[Entries with chart source code]
((
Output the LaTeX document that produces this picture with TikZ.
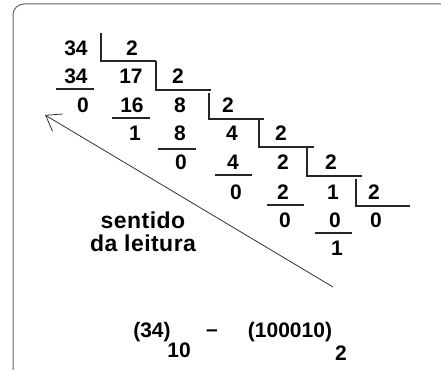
\documentclass[tikz,border=0pt]{standalone}
\usepackage{fontspec}
\setmainfont{Liberation Sans}
\usetikzlibrary{arrows.meta}

\begin{document}
\begin{tikzpicture}[x=1pt, y=-1pt, font=\bfseries\fontsize{21}{23}\selectfont,
  num/.style={inner sep=0pt},
  rule/.style={line width=1.1pt, black!85},
  word/.style={inner sep=0pt, font=\bfseries\fontsize{23}{25}\selectfont\addfontfeature{LetterSpace=2}}]
  \useasboundingbox (0,0) rectangle (441,369);
  % frame
  \draw[black!60, line width=1pt, rounded corners=11pt] (13,4) rectangle (480,400);
  % numbers of each division step
  \foreach \nm/\px/\py/\txt in {n1/76/48/34, v1/132/48/2, p1/76/76/34, r1/83/105/0,
      n2/131/76/17, v2/178/76/2, p2/132/105/16, r2/135/133/1,
      n3/180/105/8, v3/228/105/2, p3/180/133/8, r3/181/162/0,
      n4/232/133/4, v4/281/133/2, p4/233/162/4, r4/236/192/0,
      n5/283/162/2, v5/331/162/2, p5/283/192/2, r5/285/220/0,
      n6/333/192/1, v6/374/192/2, p6/335/220/0, r6/337/248/1, q6/376/220/0}
    \node[num] (\nm) at (\px,\py) {\txt};
  % division brackets
  \foreach \bx/\ty/\by/\ex in {101/33/61/156, 156/61/90/211, 209/93/119/264,
      259/120/147/314, 307/147/176/362, 356/179/206/410}
    \draw[rule] (\bx,\ty) -- (\bx,\by) -- (\ex,\by);
  % subtraction lines
  \foreach \lx/\ly/\rx in {56/89/94, 112/118/150, 158/149/196, 215/175/252, 267/205/304, 315/233/352}
    \draw[rule] (\lx,\ly) -- (\rx,\ly);
  % reading direction
  \coordinate (tail) at (333,287);
  \coordinate (tip) at (45,115);
  \draw[black!80, line width=0.8pt, -{Straight Barb[length=14pt, width=20pt]}] (tail) -- (tip);
  \node[word] (sentido) at (143,220) {sentido};
  \node[word] (leitura) at (143,243) {da leitura};
  % result
  \node[num] (dec) at (152,332) {(34)};
  \node[num] (b10) at (179,350) {10};
  \node[num] (dash) at (212,333) {--};
  \node[num] (bin) at (290,332) {(100010)};
  \node[num] (b2) at (341,353) {2};
\end{tikzpicture}
\end{document}
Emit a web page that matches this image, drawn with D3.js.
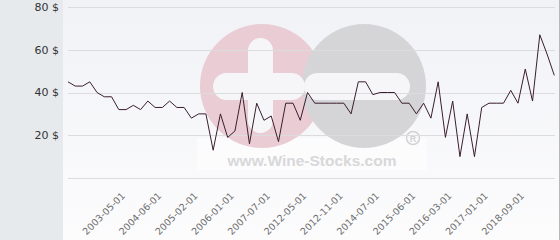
<!DOCTYPE html>
<html>
<head>
<meta charset="utf-8">
<script src="https://cdn.jsdelivr.net/npm/d3@7"></script>
<style>
  body { margin: 0; background: #fff; }
  svg { display: block; font-family: "DejaVu Sans", sans-serif; }
</style>
</head>
<body>
<svg id="mainsvg" width="560" height="240"></svg>
<script>
// prices, one per sale
const prices = [45, 43, 43, 45, 40, 38, 38, 32, 32, 34, 32, 36, 33, 33, 36, 33, 33, 28, 30, 30,
  13, 30, 19, 22, 40, 16, 35, 27, 29, 17, 35, 35, 27, 40, 35, 35, 35, 35, 35, 30,
  45, 45, 39, 40, 40, 40, 35, 35, 30, 35, 28, 45, 19, 36, 10, 30, 10, 33, 35, 35,
  35, 41, 35, 51, 36, 67, 58, 48];
const tickIndex = [7, 12, 17, 22, 27, 32, 37, 42, 47, 52, 57, 62];
const tickLabels = ['2003-05-01', '2004-06-01', '2005-02-01', '2006-01-01', '2007-07-01', '2012-05-01',
  '2012-11-01', '2014-07-01', '2015-06-01', '2016-03-01', '2017-01-01', '2018-09-01'];
const yTicks = [0, 20, 40, 60, 80];

const svg = d3.select('#mainsvg');
const width = +svg.attr('width');
const height = +svg.attr('height');

const plotLeft = 63, plotRight = 559;
const xScale = d3.scalePoint()
  .domain(prices.map((d, i) => i))
  .range([68, 554.3]);
const yScale = d3.scaleLinear().domain([0, 80]).range([178, 7]);

// backgrounds
const defs = svg.append('defs');
const grad = defs.append('linearGradient').attr('id', 'bg').attr('x1', 0).attr('y1', 0).attr('x2', 0).attr('y2', 1);
grad.append('stop').attr('offset', '0%').attr('stop-color', '#f1f2f6');
grad.append('stop').attr('offset', '100%').attr('stop-color', '#fcfcfd');

svg.append('rect').attr('width', plotLeft).attr('height', height).attr('fill', '#e6eaed');
svg.append('rect').attr('x', plotLeft).attr('width', plotRight - plotLeft).attr('height', height).attr('fill', 'url(#bg)');
svg.append('line').attr('x1', plotRight + 0.5).attr('x2', plotRight + 0.5).attr('y1', 0).attr('y2', height)
  .attr('stroke', '#b8b8b8');

// watermark
const wm = svg.append('g');
wm.append('rect').attr('x', 197).attr('y', 138).attr('width', 230).attr('height', 32)
  .attr('fill', '#fff').attr('opacity', 0.5);
wm.append('circle').attr('cx', 262).attr('cy', 86).attr('r', 62).attr('fill', '#e9ccd4');
wm.append('circle').attr('cx', 364).attr('cy', 86).attr('r', 62).attr('fill', '#d5d5d7');
wm.append('rect').attr('x', 248).attr('y', 38).attr('width', 25).attr('height', 95).attr('rx', 12.5)
  .attr('fill', '#f6f6f9');
wm.append('rect').attr('x', 213).attr('y', 73).attr('width', 92).attr('height', 27).attr('rx', 13.5)
  .attr('fill', '#f6f6f9');
wm.append('rect').attr('x', 304).attr('y', 73).attr('width', 106).attr('height', 27).attr('rx', 13.5)
  .attr('fill', '#f6f6f9');
wm.append('text').attr('x', 312).attr('y', 166).attr('text-anchor', 'middle')
  .attr('font-family', '"Liberation Sans", Arial, sans-serif').attr('font-weight', 'bold')
  .attr('font-size', 15.5).attr('fill', '#d8d8da').text('www.Wine-Stocks.com');
wm.append('circle').attr('cx', 413).attr('cy', 138).attr('r', 6.5).attr('fill', 'none')
  .attr('stroke', '#d3d3d5').attr('stroke-width', 1.5);
wm.append('text').attr('x', 413).attr('y', 141.5).attr('text-anchor', 'middle')
  .attr('font-family', '"Liberation Sans", Arial, sans-serif').attr('font-weight', 'bold')
  .attr('font-size', 9).attr('fill', '#d3d3d5').text('R');

// grid
svg.append('g').selectAll('line').data(yTicks).join('line')
  .attr('x1', 68).attr('x2', 555)
  .attr('y1', d => Math.round(yScale(d)) + 0.5).attr('y2', d => Math.round(yScale(d)) + 0.5)
  .attr('stroke', '#dcdcdf');

// y labels
svg.append('g').selectAll('text').data(yTicks.filter(d => d > 0)).join('text')
  .attr('x', 59).attr('y', d => yScale(d)).attr('dy', '0.35em')
  .attr('text-anchor', 'end').attr('font-size', 11).attr('fill', '#333')
  .text(d => d + ' $');

// x axis
const xAxis = d3.axisBottom(xScale)
  .tickValues(tickIndex)
  .tickFormat(i => tickLabels[tickIndex.indexOf(i)])
  .tickSize(0);
const xg = svg.append('g').attr('transform', 'translate(0, 178)').call(xAxis);
xg.select('.domain').remove();
xg.selectAll('.tick text')
  .attr('font-family', '"DejaVu Sans", sans-serif')
  .attr('font-size', 9.5).attr('fill', '#6e6e6e')
  .attr('text-anchor', 'end').attr('x', 0).attr('y', 0).attr('dy', '0.35em')
  .attr('transform', 'translate(4, 16) rotate(-45)');

// price line
const line = d3.line().x((d, i) => xScale(i)).y(d => yScale(d));
svg.append('path').datum(prices)
  .attr('d', line)
  .attr('fill', 'none')
  .attr('stroke', '#3a1e2c')
  .attr('stroke-width', 1);
</script>
</body>
</html>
))
→ Prompt
Keep the pictures out of your copy, and repeat every entry above exactly.

→ Answer for the task
Output the LaTeX document that produces this picture with TikZ.
\documentclass[tikz,border=0pt]{standalone}
\usepackage{fontspec}
\setmainfont{Liberation Sans}
\usetikzlibrary{arrows.meta}

\begin{document}
\begin{tikzpicture}[x=1pt, y=-1pt, font=\bfseries\fontsize{21}{23}\selectfont,
  num/.style={inner sep=0pt},
  rule/.style={line width=1.1pt, black!85},
  word/.style={inner sep=0pt, font=\bfseries\fontsize{23}{25}\selectfont\addfontfeature{LetterSpace=2}}]
  \useasboundingbox (0,0) rectangle (441,369);
  % frame
  \draw[black!60, line width=1pt, rounded corners=11pt] (13,4) rectangle (480,400);
  % numbers of each division step
  \foreach \nm/\px/\py/\txt in {n1/76/48/34, v1/132/48/2, p1/76/76/34, r1/83/105/0,
      n2/131/76/17, v2/178/76/2, p2/132/105/16, r2/135/133/1,
      n3/180/105/8, v3/228/105/2, p3/180/133/8, r3/181/162/0,
      n4/232/133/4, v4/281/133/2, p4/233/162/4, r4/236/192/0,
      n5/283/162/2, v5/331/162/2, p5/283/192/2, r5/285/220/0,
      n6/333/192/1, v6/374/192/2, p6/335/220/0, r6/337/248/1, q6/376/220/0}
    \node[num] (\nm) at (\px,\py) {\txt};
  % division brackets
  \foreach \bx/\ty/\by/\ex in {101/33/61/156, 156/61/90/211, 209/93/119/264,
      259/120/147/314, 307/147/176/362, 356/179/206/410}
    \draw[rule] (\bx,\ty) -- (\bx,\by) -- (\ex,\by);
  % subtraction lines
  \foreach \lx/\ly/\rx in {56/89/94, 112/118/150, 158/149/196, 215/175/252, 267/205/304, 315/233/352}
    \draw[rule] (\lx,\ly) -- (\rx,\ly);
  % reading direction
  \coordinate (tail) at (333,287);
  \coordinate (tip) at (45,115);
  \draw[black!80, line width=0.8pt, -{Straight Barb[length=14pt, width=20pt]}] (tail) -- (tip);
  \node[word] (sentido) at (143,220) {sentido};
  \node[word] (leitura) at (143,243) {da leitura};
  % result
  \node[num] (dec) at (152,332) {(34)};
  \node[num] (b10) at (179,350) {10};
  \node[num] (dash) at (212,333) {--};
  \node[num] (bin) at (290,332) {(100010)};
  \node[num] (b2) at (341,353) {2};
\end{tikzpicture}
\end{document}
Emit a web page that matches this image, drawn with D3.js.
<!DOCTYPE html>
<html>
<head>
<meta charset="utf-8">
<script src="https://cdn.jsdelivr.net/npm/d3@7"></script>
<style>
  body { margin: 0; background: #fff; }
  svg { display: block; font-family: "DejaVu Sans", sans-serif; }
</style>
</head>
<body>
<svg id="mainsvg" width="560" height="240"></svg>
<script>
// prices, one per sale
const prices = [45, 43, 43, 45, 40, 38, 38, 32, 32, 34, 32, 36, 33, 33, 36, 33, 33, 28, 30, 30,
  13, 30, 19, 22, 40, 16, 35, 27, 29, 17, 35, 35, 27, 40, 35, 35, 35, 35, 35, 30,
  45, 45, 39, 40, 40, 40, 35, 35, 30, 35, 28, 45, 19, 36, 10, 30, 10, 33, 35, 35,
  35, 41, 35, 51, 36, 67, 58, 48];
const tickIndex = [7, 12, 17, 22, 27, 32, 37, 42, 47, 52, 57, 62];
const tickLabels = ['2003-05-01', '2004-06-01', '2005-02-01', '2006-01-01', '2007-07-01', '2012-05-01',
  '2012-11-01', '2014-07-01', '2015-06-01', '2016-03-01', '2017-01-01', '2018-09-01'];
const yTicks = [0, 20, 40, 60, 80];

const svg = d3.select('#mainsvg');
const width = +svg.attr('width');
const height = +svg.attr('height');

const plotLeft = 63, plotRight = 559;
const xScale = d3.scalePoint()
  .domain(prices.map((d, i) => i))
  .range([68, 554.3]);
const yScale = d3.scaleLinear().domain([0, 80]).range([178, 7]);

// backgrounds
const defs = svg.append('defs');
const grad = defs.append('linearGradient').attr('id', 'bg').attr('x1', 0).attr('y1', 0).attr('x2', 0).attr('y2', 1);
grad.append('stop').attr('offset', '0%').attr('stop-color', '#f1f2f6');
grad.append('stop').attr('offset', '100%').attr('stop-color', '#fcfcfd');

svg.append('rect').attr('width', plotLeft).attr('height', height).attr('fill', '#e6eaed');
svg.append('rect').attr('x', plotLeft).attr('width', plotRight - plotLeft).attr('height', height).attr('fill', 'url(#bg)');
svg.append('line').attr('x1', plotRight + 0.5).attr('x2', plotRight + 0.5).attr('y1', 0).attr('y2', height)
  .attr('stroke', '#b8b8b8');

// watermark
const wm = svg.append('g');
wm.append('rect').attr('x', 197).attr('y', 138).attr('width', 230).attr('height', 32)
  .attr('fill', '#fff').attr('opacity', 0.5);
wm.append('circle').attr('cx', 262).attr('cy', 86).attr('r', 62).attr('fill', '#e9ccd4');
wm.append('circle').attr('cx', 364).attr('cy', 86).attr('r', 62).attr('fill', '#d5d5d7');
wm.append('rect').attr('x', 248).attr('y', 38).attr('width', 25).attr('height', 95).attr('rx', 12.5)
  .attr('fill', '#f6f6f9');
wm.append('rect').attr('x', 213).attr('y', 73).attr('width', 92).attr('height', 27).attr('rx', 13.5)
  .attr('fill', '#f6f6f9');
wm.append('rect').attr('x', 304).attr('y', 73).attr('width', 106).attr('height', 27).attr('rx', 13.5)
  .attr('fill', '#f6f6f9');
wm.append('text').attr('x', 312).attr('y', 166).attr('text-anchor', 'middle')
  .attr('font-family', '"Liberation Sans", Arial, sans-serif').attr('font-weight', 'bold')
  .attr('font-size', 15.5).attr('fill', '#d8d8da').text('www.Wine-Stocks.com');
wm.append('circle').attr('cx', 413).attr('cy', 138).attr('r', 6.5).attr('fill', 'none')
  .attr('stroke', '#d3d3d5').attr('stroke-width', 1.5);
wm.append('text').attr('x', 413).attr('y', 141.5).attr('text-anchor', 'middle')
  .attr('font-family', '"Liberation Sans", Arial, sans-serif').attr('font-weight', 'bold')
  .attr('font-size', 9).attr('fill', '#d3d3d5').text('R');

// grid
svg.append('g').selectAll('line').data(yTicks).join('line')
  .attr('x1', 68).attr('x2', 555)
  .attr('y1', d => Math.round(yScale(d)) + 0.5).attr('y2', d => Math.round(yScale(d)) + 0.5)
  .attr('stroke', '#dcdcdf');

// y labels
svg.append('g').selectAll('text').data(yTicks.filter(d => d > 0)).join('text')
  .attr('x', 59).attr('y', d => yScale(d)).attr('dy', '0.35em')
  .attr('text-anchor', 'end').attr('font-size', 11).attr('fill', '#333')
  .text(d => d + ' $');

// x axis
const xAxis = d3.axisBottom(xScale)
  .tickValues(tickIndex)
  .tickFormat(i => tickLabels[tickIndex.indexOf(i)])
  .tickSize(0);
const xg = svg.append('g').attr('transform', 'translate(0, 178)').call(xAxis);
xg.select('.domain').remove();
xg.selectAll('.tick text')
  .attr('font-family', '"DejaVu Sans", sans-serif')
  .attr('font-size', 9.5).attr('fill', '#6e6e6e')
  .attr('text-anchor', 'end').attr('x', 0).attr('y', 0).attr('dy', '0.35em')
  .attr('transform', 'translate(4, 16) rotate(-45)');

// price line
const line = d3.line().x((d, i) => xScale(i)).y(d => yScale(d));
svg.append('path').datum(prices)
  .attr('d', line)
  .attr('fill', 'none')
  .attr('stroke', '#3a1e2c')
  .attr('stroke-width', 1);
</script>
</body>
</html>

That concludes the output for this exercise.